A short hop of 45 minutes ferry crossing from Queenscliff to Sorrento thanks to Sea Road Ferries with an announcement over the intercom about the long ride home and that I was on board was certainly a big surprise. Thank you to all at Sea Road Ferries for your outstanding support.
On arrival Sorrento and a short hill climb to Sorrento shopping mall I was met by 200 school children who were all very eager to meet the one-legged Truck riding from Hanoi to Sydney. I don't think Mel Gibson got a bigger welcome to promote his latest movie than I did yesterday, but not only at Sorrento they all gathered. I was on the bike again and pedaling to the Rye RSL where upon arrival I was once again greeted by a large enthusiastic group of primary schools children from three schools, including members of the Vietnam Veteran Association, RSL members, and members of the public. Overall a big thank you to;
Peter Meehan (MC) at Sorrento
Michael Jefferson (Sorrento RSL & donor)
Sorrento Primary School
St. Joseph's Primary School.
Rye RSL Max Loves (Vice President Rye RSL & donor)

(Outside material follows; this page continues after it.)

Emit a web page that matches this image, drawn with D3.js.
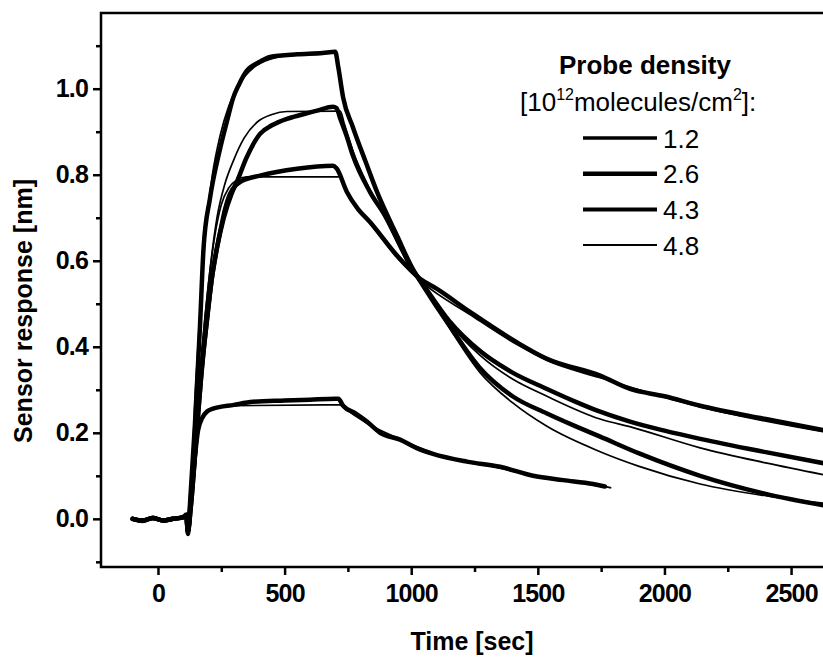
<!DOCTYPE html>
<html>
<head>
<meta charset="utf-8">
<script src="https://cdn.jsdelivr.net/npm/d3@7"></script>
<style>
	body { margin: 0; background: #fff; }
	svg { display: block; font-family: "Liberation Sans", Arial, sans-serif; }
	.axis text { font-size: 25px; font-weight: bold; fill: #000; letter-spacing: -0.8px; }
	.axis line { stroke: #000; stroke-width: 2.5; }
	.axis path { display: none; }
	.title { font-size: 25px; font-weight: bold; }
	.legend text { font-size: 26px; }
</style>
</head>
<body>
<div id="chart"></div>
<script>

var curve_a = [[-100,0],[-60,-0.005],[-20,0.002],[20,-0.004],[60,0],[100,0.004],[112,0.01],[118,-0.035],[128,0.05],[146,0.22],[166,0.45],[180,0.63],[205,0.744],[245,0.86],[275,0.93],[296,0.977],[320,1.01],[351,1.042],[400,1.062],[442,1.074],[550,1.08],[650,1.083],[700,1.086],[712,1.05],[731,0.98],[770,0.91],[820,0.83],[865,0.76],[944,0.658],[1007,0.58],[1047,0.542],[1150,0.45],[1272,0.35],[1400,0.285],[1536,0.245],[1650,0.215],[1746,0.191],[1900,0.152],[2141,0.10],[2400,0.058],[2640,0.03]];

var curve_b = [[-100,0],[-60,-0.004],[-20,0.002],[20,-0.004],[60,0],[100,0.004],[112,0.008],[118,-0.03],[130,0.03],[154,0.21],[175,0.36],[193,0.46],[213,0.56],[233,0.63],[260,0.70],[290,0.755],[312,0.784],[350,0.84],[403,0.895],[450,0.915],[509,0.93],[570,0.94],[628,0.949],[691,0.958],[705,0.955],[720,0.93],[745,0.89],[770,0.844],[837,0.76],[904,0.698],[950,0.645],[995,0.59],[1047,0.545],[1150,0.46],[1272,0.39],[1400,0.34],[1536,0.302],[1650,0.272],[1746,0.249],[1864,0.226],[2000,0.205],[2141,0.186],[2400,0.155],[2640,0.128]];

var curve_c = [[-100,0],[-60,-0.004],[-20,0.002],[20,-0.004],[60,0],[100,0.004],[112,0.008],[118,-0.03],[130,0.03],[154,0.21],[175,0.36],[193,0.46],[213,0.56],[233,0.63],[250,0.68],[265,0.72],[284,0.755],[330,0.785],[403,0.798],[549,0.814],[691,0.821],[705,0.815],[746,0.76],[790,0.72],[837,0.69],[944,0.612],[1035,0.558],[1100,0.535],[1232,0.481],[1418,0.41],[1536,0.372],[1746,0.333],[1864,0.302],[2000,0.285],[2141,0.263],[2400,0.232],[2640,0.205]];

var curve_d = [[-100,0],[-60,-0.004],[-20,0.002],[20,-0.004],[60,0],[100,0.004],[112,0.008],[118,-0.03],[130,0.05],[145,0.14],[158,0.205],[175,0.235],[195,0.25],[217,0.256],[300,0.265],[375,0.272],[500,0.275],[600,0.277],[700,0.279],[712,0.279],[731,0.263],[780,0.245],[825,0.226],[877,0.2],[956,0.184],[1020,0.165],[1086,0.151],[1220,0.133],[1351,0.121],[1481,0.1],[1600,0.09],[1718,0.081],[1765,0.075]];

// fitted curves
var fit_a = [[118,0],[130,0.08],[150,0.32],[170,0.52],[190,0.68],[215,0.80],[245,0.89],[280,0.96],[320,1.01],[380,1.05],[450,1.07],[550,1.08],[700,1.084],[712,1.05],[731,0.98],[770,0.91],[820,0.83],[870,0.755],[944,0.655],[1000,0.59],[1047,0.545],[1150,0.445],[1272,0.34],[1400,0.27],[1536,0.215],[1746,0.156],[1900,0.122],[2141,0.081],[2405,0.053],[2650,0.035]];
var fit_b = [[118,0],[130,0.06],[154,0.24],[175,0.40],[200,0.55],[233,0.70],[265,0.78],[296,0.83],[340,0.885],[391,0.922],[450,0.94],[509,0.947],[720,0.948],[735,0.92],[770,0.855],[837,0.765],[904,0.69],[995,0.585],[1047,0.54],[1150,0.455],[1272,0.38],[1400,0.325],[1536,0.285],[1746,0.232],[1876,0.212],[2141,0.165],[2400,0.13],[2650,0.1]];
var fit_c = [[118,0],[130,0.06],[154,0.24],[175,0.40],[200,0.55],[225,0.66],[250,0.73],[280,0.77],[310,0.787],[350,0.795],[720,0.795],[746,0.76],[837,0.688],[944,0.607],[1047,0.548],[1232,0.475],[1418,0.405],[1536,0.368],[1746,0.328],[2141,0.26],[2650,0.2]];
var fit_d = [[118,0],[130,0.06],[145,0.15],[160,0.21],[180,0.24],[217,0.256],[300,0.263],[720,0.265],[735,0.258],[825,0.222],[956,0.185],[1086,0.152],[1220,0.132],[1351,0.118],[1481,0.1],[1718,0.08],[1790,0.072]];

// legend
var legend_labels = ["1.2", "2.6", "4.3", "4.8"];
var legend_widths = [3.5, 4.5, 4, 2];

// ticks
var x_major = [0, 500, 1000, 1500, 2000, 2500],
	x_minor = [250, 750, 1250, 1750, 2250],
	y_major = [0, 0.2, 0.4, 0.6, 0.8, 1.0],
	y_minor = [-0.1, 0.1, 0.3, 0.5, 0.7, 0.9, 1.1];

// magic numbers
var margin = {top: 13, left: 101},
	width = 723,
	height = 554;

var svg = d3.select("#chart").append("svg")
		.attr("width", 823)
		.attr("height", 657);

var g = svg.append("g")
		.attr("transform", "translate(" + margin.left + "," + margin.top + ")");

var x = d3.scaleLinear()
		.domain([-225, 2630])
		.range([0, width]);

var y = d3.scaleLinear()
		.domain([-0.112, 1.176])
		.range([height, 0]);

g.append("clipPath")
		.attr("id", "clip")
	.append("rect")
		.attr("width", width)
		.attr("height", height);

// axes
g.append("g")
		.attr("class", "axis")
		.attr("transform", "translate(0," + height + ")")
		.call(d3.axisBottom(x).tickValues(x_major).tickSize(8).tickPadding(9).tickFormat(d3.format("d")));

g.append("g")
		.attr("class", "axis")
		.attr("transform", "translate(0," + height + ")")
		.call(d3.axisBottom(x).tickValues(x_minor).tickSize(5).tickFormat(""));

g.append("g")
		.attr("class", "axis")
		.call(d3.axisLeft(y).tickValues(y_major).tickSize(8).tickPadding(5).tickFormat(d3.format(".1f")));

g.append("g")
		.attr("class", "axis")
		.call(d3.axisLeft(y).tickValues(y_minor).tickSize(5).tickFormat(""));

// frame (right side runs off the picture)
g.append("path")
		.attr("d", "M" + (width + 5) + ",0H0V" + height + "H" + (width + 5))
		.attr("fill", "none")
		.attr("stroke", "#000")
		.attr("stroke-width", 2.5);

var line = d3.line()
		.x(function(d){ return x(d[0]); })
		.y(function(d){ return y(d[1]); })
		.curve(d3.curveMonotoneX);

var plot = g.append("g")
		.attr("clip-path", "url(#clip)");

plot.selectAll(".data-line")
		.data([curve_d, curve_c, curve_b, curve_a])
	.enter().append("path")
		.attr("class", "data-line")
		.attr("d", line)
		.attr("fill", "none")
		.attr("stroke", "#000")
		.attr("stroke-width", 4.5)
		.attr("stroke-linejoin", "round")
		.attr("stroke-linecap", "round");

plot.selectAll(".fit-line")
		.data([fit_d, fit_c, fit_b, fit_a])
	.enter().append("path")
		.attr("class", "fit-line")
		.attr("d", line)
		.attr("fill", "none")
		.attr("stroke", "#000")
		.attr("stroke-width", 1.7);

// axis titles
svg.append("text")
		.attr("class", "title")
		.attr("x", 472)
		.attr("y", 650)
		.attr("text-anchor", "middle")
		.text("Time [sec]");

svg.append("text")
		.attr("class", "title")
		.attr("transform", "translate(32,311) rotate(-90)")
		.attr("text-anchor", "middle")
		.text("Sensor response [nm]");

// legend
var legend = svg.append("g")
		.attr("class", "legend");

legend.append("text")
		.attr("x", 645)
		.attr("y", 74)
		.attr("text-anchor", "middle")
		.style("font-weight", "bold")
		.text("Probe density");

var unit = legend.append("text")
		.attr("x", 520)
		.attr("y", 111);
unit.append("tspan").text("[10");
unit.append("tspan").attr("dy", -11).style("font-size", "16px").text("12");
unit.append("tspan").attr("dy", 11).text("molecules/cm");
unit.append("tspan").attr("dy", -11).style("font-size", "16px").text("2");
unit.append("tspan").attr("dy", 11).text("]:");

var entry = legend.selectAll(".entry")
		.data(legend_labels)
	.enter().append("g")
		.attr("class", "entry")
		.attr("transform", function(d, i){ return "translate(583," + (138 + i * 35.7) + ")"; });

entry.append("line")
		.attr("x2", 74)
		.attr("stroke", "#000")
		.attr("stroke-width", function(d, i){ return legend_widths[i]; });

entry.append("text")
		.attr("x", 80)
		.attr("y", 9.5)
		.text(function(d){ return d; });

</script>
</body>
</html>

Martin Dixon MP (local member for attendance)
Ray Headspeath (secretary Rye RSL)
Ray Young (treasurer RSL Rye)
Rye Primary School
Boneo Primary school
Tootgarook primary school
Certainly great to catch up with some Golden Old & Bold SAS mates from way back, some whom I served with in Vietnam and SAS Regiment Perth; John Burrows, Col Moyle, Bill Clifton, Zed Frazer, Rowdy Hannaford, Chris Johnson and Robin McBride who has been instrumental in organising the events here in Queenscliff and Sorrento. Great to see you all guys, and a big thanks to you Robin for taking precious time to liaise and organise aspects with the local community that has most certainly benefited the long ride home cause - PTSD awareness and fund raising.
A huge thank you to the long ride home donors over the last few days and to those who have sponsored accommodation whilst we've been on the road. They are:
Ballarat City CEO Bob Coleman
John Burrows
Ray & Irene (Rye RSL)
Coralyn Wickam (RSL Rye)
Rye RSL Members
Ian Lowe
RSL Sorrento
Jack Warner
Bruce Harding
Phil & Maria Xuereb
Peter Dunn
Graham Nuestad
Warmest regards to all who are following the website and offering words of support.